You should use this as an excuse to invest in improving the debug-ability of your device - for both this problem and future issues. Even if you can't get live debugging, you should be able to find a way to generate and save off core dumps for post-mortem debugging (pinpointing the source or any unhandled exception immediately).
PC-Lint might help, it's like Findbugs for C++. It is a commercial product but there is a 30 money back guarantee.
Handle the exception.
Usually the exception will be handed a structure that contains the address that caused the exception and other information. You will probably have to become familiar with the microcontroller's datasheet or RTOS manual.
Use the -save-temps for gcc and find the relevant assembly for division in the generated .s file. If you're lucky it will be something fairly distinctive, possibly even a function call. If it's a function call you can use weak linking to override it with your own checked version. Otherwise locating the divisions in the assembly should give you a very good idea where they are in the C/C++ code and you can instrument them directly.
usually you could modify/override the divide-by-zero exception handler if you have access to the exception handler routines.
in case of ARM, the division is done by a library routine. and there are mechanisms to inform the user-code, when a divide by zero occurs.
see http://infocenter.arm.com/help/index.jsp?topic=/com.arm.doc.faqs/ka4061.html
i would suggest to provide a __rt_raise() as said in the page above.
__rt_raise(2,2) will get called when the divide routine detects a divide by zero.
so you can print the LR register.
and then use addr2line to crossref it against the source line
The only way to find those conditions is the usual:
try to reproduce the problem without looking at the source (as the bug already happened you should have info on the part of the program that is affected)

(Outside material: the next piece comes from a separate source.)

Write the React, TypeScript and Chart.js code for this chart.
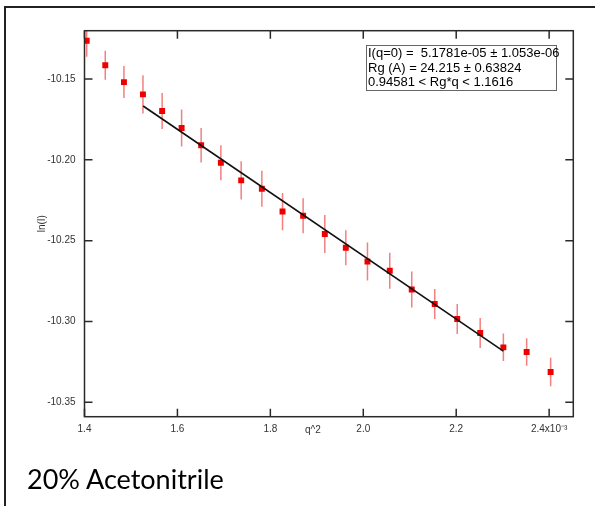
import React, { useEffect, useRef } from "react";
import { Chart, registerables } from "chart.js";

Chart.register(...registerables);

// ---- data ----
const qSquared = [
  1.4047, 1.4447, 1.4849, 1.5258, 1.5671, 1.609, 1.651, 1.6935, 1.7372, 1.7817,
  1.8262, 1.8705, 1.9172, 1.9624, 2.009, 2.057, 2.1043, 2.1538, 2.2022, 2.2516,
  2.3015, 2.3516, 2.4032,
];
const lnI = [
  -10.1263, -10.1415, -10.1519, -10.1595, -10.1698, -10.1803, -10.191, -10.2018,
  -10.2127, -10.2179, -10.232, -10.2346, -10.2459, -10.2544, -10.2629, -10.2686,
  -10.2802, -10.2892, -10.2985, -10.3071, -10.316, -10.3189, -10.3313,
];
const lnIError = [
  0.0099, 0.009, 0.0099, 0.0118, 0.0111, 0.0114, 0.0107, 0.0108, 0.0118, 0.0111,
  0.0115, 0.0108, 0.0118, 0.0108, 0.0118, 0.0111, 0.0111, 0.0093, 0.0093, 0.0093,
  0.0085, 0.0085, 0.0088,
];
const fitQSquared = [1.5262, 2.3015];
const fitLnI = [-10.1667, -10.3183];

const xRange = [1.4, 2.452];
const yRange = [-10.3589, -10.1201];
const xTickValues = [1.4, 1.6, 1.8, 2.0, 2.2, 2.4];
const yTickValues = [-10.35, -10.3, -10.25, -10.2, -10.15];
const lastXTickLabel = "2.4x10\u207B\u00B3";
const xAxisLabel = "q^2";
const yAxisLabel = "ln(I)";
const statsLines = [
  "I(q=0) =  5.1781e-05 \u00B1 1.053e-06",
  "Rg (A) = 24.215 \u00B1 0.63824",
  "0.94581 < Rg*q < 1.1616",
];
const caption = "20% Acetonitrile";

const framePlugin = {
  id: "igorFrame",
  beforeDatasetsDraw(chart: any) {
    const { ctx, chartArea: a, scales } = chart;
    const xs = scales.x;
    const ys = scales.y;
    ctx.save();
    ctx.beginPath();
    ctx.rect(a.left, a.top, a.right - a.left, a.bottom - a.top);
    ctx.clip();
    ctx.strokeStyle = "rgba(240,95,95,0.8)";
    ctx.lineWidth = 1.5;
    qSquared.forEach((q, i) => {
      const px = xs.getPixelForValue(q);
      ctx.beginPath();
      ctx.moveTo(px, ys.getPixelForValue(lnI[i] + lnIError[i]));
      ctx.lineTo(px, ys.getPixelForValue(lnI[i] - lnIError[i]));
      ctx.stroke();
    });
    ctx.restore();
  },
  afterDraw(chart: any) {
    const { ctx, chartArea: a, scales } = chart;
    const xs = scales.x;
    const ys = scales.y;
    const t = 8;
    ctx.save();
    ctx.strokeStyle = "#2a2a2a";
    ctx.lineWidth = 1.5;
    ctx.strokeRect(a.left, a.top, a.right - a.left, a.bottom - a.top);
    ctx.beginPath();
    xTickValues.forEach((v) => {
      const px = xs.getPixelForValue(v);
      ctx.moveTo(px, a.bottom);
      ctx.lineTo(px, a.bottom - t);
      ctx.moveTo(px, a.top);
      ctx.lineTo(px, a.top + t);
    });
    yTickValues.forEach((v) => {
      const py = ys.getPixelForValue(v);
      ctx.moveTo(a.left, py);
      ctx.lineTo(a.left + t, py);
      ctx.moveTo(a.right, py);
      ctx.lineTo(a.right - t, py);
    });
    ctx.stroke();
    ctx.restore();
  },
};

export default function App() {
  const canvasRef = useRef<HTMLCanvasElement | null>(null);

  useEffect(() => {
    const canvas = canvasRef.current;
    if (!canvas) return;
    const tickFont = { family: "'Liberation Sans', Arial, sans-serif", size: 10 };
    const chart = new Chart(canvas, {
      type: "scatter",
      data: {
        datasets: [
          {
            label: "fit",
            data: fitQSquared.map((q, i) => ({ x: q, y: fitLnI[i] })),
            showLine: true,
            borderColor: "#111111",
            borderWidth: 1.6,
            pointRadius: 0,
            order: 0,
          },
          {
            label: "ln(I)",
            data: qSquared.map((q, i) => ({ x: q, y: lnI[i] })),
            pointStyle: "rect",
            pointRadius: 4.2,
            backgroundColor: "#ee0000",
            borderColor: "#ee0000",
            borderWidth: 0,
            showLine: false,
            order: 1,
          },
        ],
      },
      options: {
        animation: false,
        responsive: false,
        maintainAspectRatio: false,
        layout: { padding: { top: 30.7, right: 26.7, left: 0, bottom: 0 } },
        plugins: { legend: { display: false }, tooltip: { enabled: false } },
        scales: {
          x: {
            type: "linear",
            min: xRange[0],
            max: xRange[1],
            grid: { display: false, drawTicks: false, tickLength: 0 },
            border: { display: false },
            afterBuildTicks: (s: any) => {
              s.ticks = xTickValues.map((v) => ({ value: v }));
            },
            afterFit: (s: any) => {
              s.height = 89.3;
            },
            ticks: {
              font: tickFont,
              color: "#333",
              padding: 7,
              maxRotation: 0,
              autoSkip: false,
              callback: (v: any) =>
                Math.abs(Number(v) - 2.4) < 1e-6 ? lastXTickLabel : Number(v).toFixed(1),
            },
          },
          y: {
            type: "linear",
            min: yRange[0],
            max: yRange[1],
            grid: { display: false, drawTicks: false, tickLength: 0 },
            border: { display: false },
            afterBuildTicks: (s: any) => {
              s.ticks = yTickValues.map((v) => ({ value: v }));
            },
            afterFit: (s: any) => {
              s.width = 84.5;
            },
            title: {
              display: true,
              text: yAxisLabel,
              font: tickFont,
              color: "#333",
              padding: { top: 36, bottom: 0 },
            },
            ticks: {
              font: tickFont,
              color: "#333",
              padding: 9,
              autoSkip: false,
              callback: (v: any) => Number(v).toFixed(2),
            },
          },
        },
      },
      plugins: [framePlugin],
    });
    return () => chart.destroy();
  }, []);

  return (
    <div
      style={{
        position: "absolute",
        left: 0,
        top: 0,
        width: 600,
        height: 506,
        background: "#fff",
        overflow: "hidden",
      }}
    >
      <div
        style={{
          position: "absolute",
          left: 4,
          top: 6,
          width: 591,
          height: 510,
          borderLeft: "2px solid #222",
          borderTop: "2px solid #222",
          boxSizing: "border-box",
        }}
      />
      <canvas
        ref={canvasRef}
        width={600}
        height={506}
        style={{ position: "absolute", left: 0, top: 0, display: "block" }}
      />
      <div
        style={{
          position: "absolute",
          left: 305,
          top: 424,
          fontFamily: "'Liberation Sans', Arial, sans-serif",
          fontSize: 10,
          lineHeight: "12px",
          color: "#333",
        }}
      >
        {xAxisLabel}
      </div>
      <div
        style={{
          position: "absolute",
          left: 366,
          top: 45,
          width: 191,
          height: 46,
          boxSizing: "border-box",
          border: "1px solid #666",
          background: "#fff",
          fontFamily: "'Liberation Sans', Arial, sans-serif",
          fontSize: 13,
          lineHeight: "14.5px",
          color: "#000",
          whiteSpace: "pre",
          paddingLeft: 1,
        }}
      >
        {statsLines.map((l, i) => (
          <div key={i}>{l}</div>
        ))}
      </div>
      <div
        style={{
          position: "absolute",
          left: 27,
          top: 465,
          fontFamily: "Lato, 'Open Sans', sans-serif",
          fontSize: 27,
          lineHeight: 1,
          color: "#000",
          whiteSpace: "nowrap",
        }}
      >
        {caption}
      </div>
    </div>
  );
}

if found, check the source for this point and fix it, otherwise:
2.1. grep for each / not followed by a * or / (grep "/[^/*]" i think)
2.2. find the conditions for which the code is executed and reproduce it
The exception already has the address location of the offending divide by zero code. The CPU saves register contents when a exception occurs including the PC(program counter). Your OS should pass this information along (I assumes that is how you know it is divide by zero). Print the address and go look in your code. If you can print a stack trace it would be even easier to solve.
Another option would be to check the differences in your version control software between the last know working version and the first non working version. This should give you a limmited change set within which to search for the problem.